Fabrication of fully non-vacuum processed perovskite solar cells using an inorganic CuSCN hole-transporting material and carbon-back contact

Abstract

Fully non-vacuum processed perovskite solar cells have been demonstrated using cheap inorganic copper(I) thiocyanate (CuSCN) as an efficient hole transporting layer in conjunction with low temperature processed carbon back electrodes. The CuSCN interlayer attained better energetic matching and assisted the easy release of holes, reducing the observed hysteresis.
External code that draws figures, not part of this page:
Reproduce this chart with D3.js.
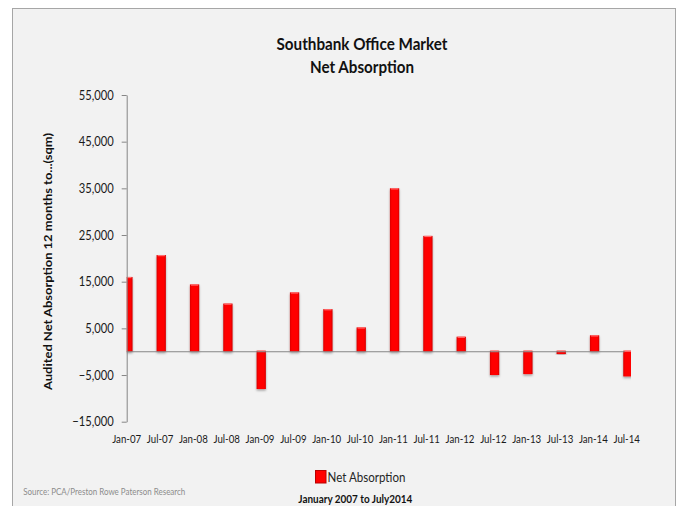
<!DOCTYPE html>
<html>
<head>
<meta charset="utf-8">
<script src="https://cdn.jsdelivr.net/npm/d3@7"></script>
<style>
  body { margin: 0; background: #ffffff; }
  svg { display: block; font-family: Lato, "Open Sans", "Liberation Sans", sans-serif; }
</style>
</head>
<body>
<svg id="chart" width="684" height="506"></svg>
<script>
// Half-yearly periods and audited net absorption (sqm, 12 months to period)
const periods = ["Jan-07", "Jul-07", "Jan-08", "Jul-08", "Jan-09", "Jul-09", "Jan-10", "Jul-10",
                 "Jan-11", "Jul-11", "Jan-12", "Jul-12", "Jan-13", "Jul-13", "Jan-14", "Jul-14"];
const netAbsorption = [15800, 20500, 14200, 10100, -8000, 12500, 8900, 5000,
                       34800, 24600, 3000, -5000, -4800, -500, 3300, -5300];
const yTickValues = [-15000, -5000, 5000, 15000, 25000, 35000, 45000, 55000];
const yDomain = [-15000, 55000];

const titleLines = ["Southbank Office Market", "Net Absorption"];
const yAxisTitle = "Audited Net Absorption 12 months to...(sqm)";
const seriesName = "Net Absorption";
const periodNote = "January 2007 to July2014";
const sourceNote = "Source: PCA/Preston Rowe Paterson Research";

const svg = d3.select("#chart");

// horizontally condense text (narrow face look)
function squeeze(sel, k) {
  sel.each(function () {
    const w = this.getComputedTextLength();
    d3.select(this).attr("textLength", w * k).attr("lengthAdjust", "spacingAndGlyphs");
  });
}
function fitWidth(sel, w) {
  sel.attr("textLength", w).attr("lengthAdjust", "spacingAndGlyphs");
}

// defs: bar shading and shadow
const defs = svg.append("defs");
const grad = defs.append("linearGradient").attr("id", "barFill")
  .attr("x1", "0").attr("x2", "1").attr("y1", "0").attr("y2", "0");
grad.append("stop").attr("offset", "0%").attr("stop-color", "#d80000");
grad.append("stop").attr("offset", "20%").attr("stop-color", "#ff0000");
grad.append("stop").attr("offset", "80%").attr("stop-color", "#ff0000");
grad.append("stop").attr("offset", "100%").attr("stop-color", "#d40000");
const shadow = defs.append("filter").attr("id", "barShadow")
  .attr("x", "-50%").attr("y", "-20%").attr("width", "200%").attr("height", "140%");
shadow.append("feDropShadow").attr("dx", 0).attr("dy", 1.5).attr("stdDeviation", 1)
  .attr("flood-color", "#000").attr("flood-opacity", 0.35);

// chart frame
svg.append("rect")
  .attr("x", 12.5).attr("y", 8.5).attr("width", 663).attr("height", 520)
  .attr("fill", "#f2f2f2").attr("stroke", "#a6a6a6").attr("stroke-width", 1);

// scales
const x = d3.scalePoint().domain(periods).range([126.7, 626.7]).padding(0);
const y = d3.scaleLinear().domain(yDomain).range([421.7, 95]);
const barW = 9.3;

const clip = defs.append("clipPath").attr("id", "plotClip");
clip.append("rect").attr("x", 126.7).attr("y", 80).attr("width", 631 - 126.7).attr("height", 360);

// bars
const bars = svg.append("g").attr("clip-path", "url(#plotClip)");
const barData = periods.map((p, i) => ({ p, v: netAbsorption[i] }));
bars.selectAll("rect.bar").data(barData).join("rect")
  .attr("class", "bar")
  .attr("x", d => x(d.p) + 1.2 - barW / 2)
  .attr("y", d => y(Math.max(0, d.v)) - 1)
  .attr("width", barW)
  .attr("height", d => Math.abs(y(d.v) - y(0)) + 1)
  .attr("fill", "url(#barFill)")
  .attr("filter", "url(#barShadow)");
// light bevel on the top face
bars.selectAll("rect.bevel").data(barData).join("rect")
  .attr("class", "bevel")
  .attr("x", d => x(d.p) + 1.2 - barW / 2 + 1)
  .attr("y", d => y(Math.max(0, d.v)) - 1)
  .attr("width", barW - 2)
  .attr("height", 1.2)
  .attr("fill", "#ff7070");

// zero baseline
svg.append("line")
  .attr("x1", x(periods[0])).attr("x2", x(periods[periods.length - 1]) - 2)
  .attr("y1", y(0)).attr("y2", y(0))
  .attr("stroke", "#868686").attr("stroke-width", 1.1);

// y axis
const yAxis = svg.append("g")
  .attr("transform", `translate(${x(periods[0])},0)`)
  .call(d3.axisLeft(y).tickValues(yTickValues).tickSize(5).tickSizeOuter(0)
    .tickPadding(8).tickFormat(d3.format(",")));
yAxis.select(".domain").attr("stroke", "#868686");
yAxis.selectAll(".tick line").attr("stroke", "#868686");
yAxis.selectAll(".tick text")
  .attr("font-size", 13).attr("fill", "#1a1a1a").attr("font-family", "Lato, sans-serif")
  .call(squeeze, 0.86);

// x labels
svg.append("g").selectAll("text").data(periods).join("text")
  .attr("x", d => x(d)).attr("y", 442.5)
  .attr("text-anchor", "middle").attr("font-size", 11).attr("fill", "#1a1a1a")
  .text(d => d)
  .call(squeeze, 0.88);

// titles
svg.append("g").selectAll("text").data(titleLines).join("text")
  .attr("x", 362).attr("y", (d, i) => 50 + i * 23)
  .attr("text-anchor", "middle").attr("font-size", 17).attr("font-weight", "bold")
  .attr("fill", "#111")
  .text(d => d)
  .each(function (d, i) { d3.select(this).call(fitWidth, i === 0 ? 171 : 104); });

// y axis title
svg.append("text")
  .attr("transform", "translate(52,261.5) rotate(-90)")
  .attr("text-anchor", "middle").attr("font-size", 11.5).attr("font-weight", "bold")
  .attr("fill", "#111")
  .text(yAxisTitle)
  .call(fitWidth, 257);

// legend
const legend = svg.append("g");
legend.append("rect").attr("x", 315.5).attr("y", 470.5).attr("width", 10.5).attr("height", 12.5)
  .attr("fill", "#ff0000").attr("stroke", "#b80000").attr("stroke-width", 1);
legend.append("text").attr("x", 327.5).attr("y", 481.5)
  .attr("font-size", 14).attr("fill", "#262626").text(seriesName)
  .call(fitWidth, 78);

// footnotes
svg.append("text").attr("x", 355.3).attr("y", 502.5).attr("text-anchor", "middle")
  .attr("font-size", 11).attr("font-weight", "bold").attr("fill", "#111")
  .text(periodNote).call(fitWidth, 114);
svg.append("text").attr("x", 23.3).attr("y", 494.5)
  .attr("font-size", 9.5).attr("fill", "#8c8c8c")
  .text(sourceNote).call(fitWidth, 162);
</script>
</body>
</html>
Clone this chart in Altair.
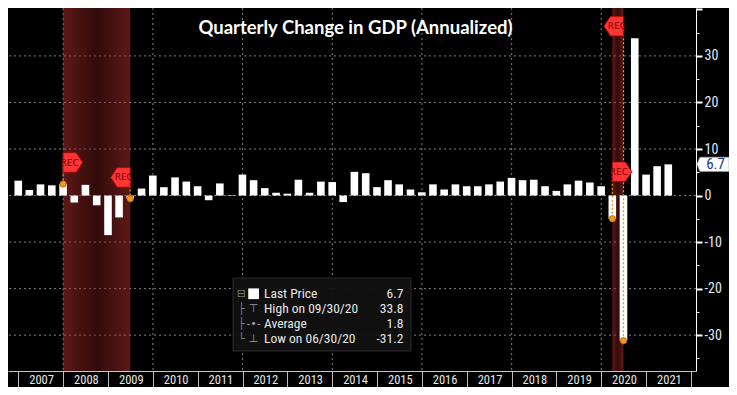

The fabricated PSC (F-doped SnO₂ glass (FTO)/dense TiO₂/porous TiO₂/CH₃NH₃PbI₃/CuSCN/carbon) was able to realize a power conversion efficiency (PCE) of 12.41%, measured under 100 mW cm⁻² illumination with a short circuit current density of 18.90 mA cm⁻², an open circuit voltage of 0.95 V and a fill factor of 0.68. An advantageous 68% of the initial PCE was retained for the unencapsulated PSC stored in air in the dark, measured over 4500 h. Although PSCs without a CuSCN interface retain their initial PCE after 185 days of ambient storage and 1000 h of dark thermal stress (85 °C), the PCEs of perovskite solar cells with CuSCN undergo significant deterioration.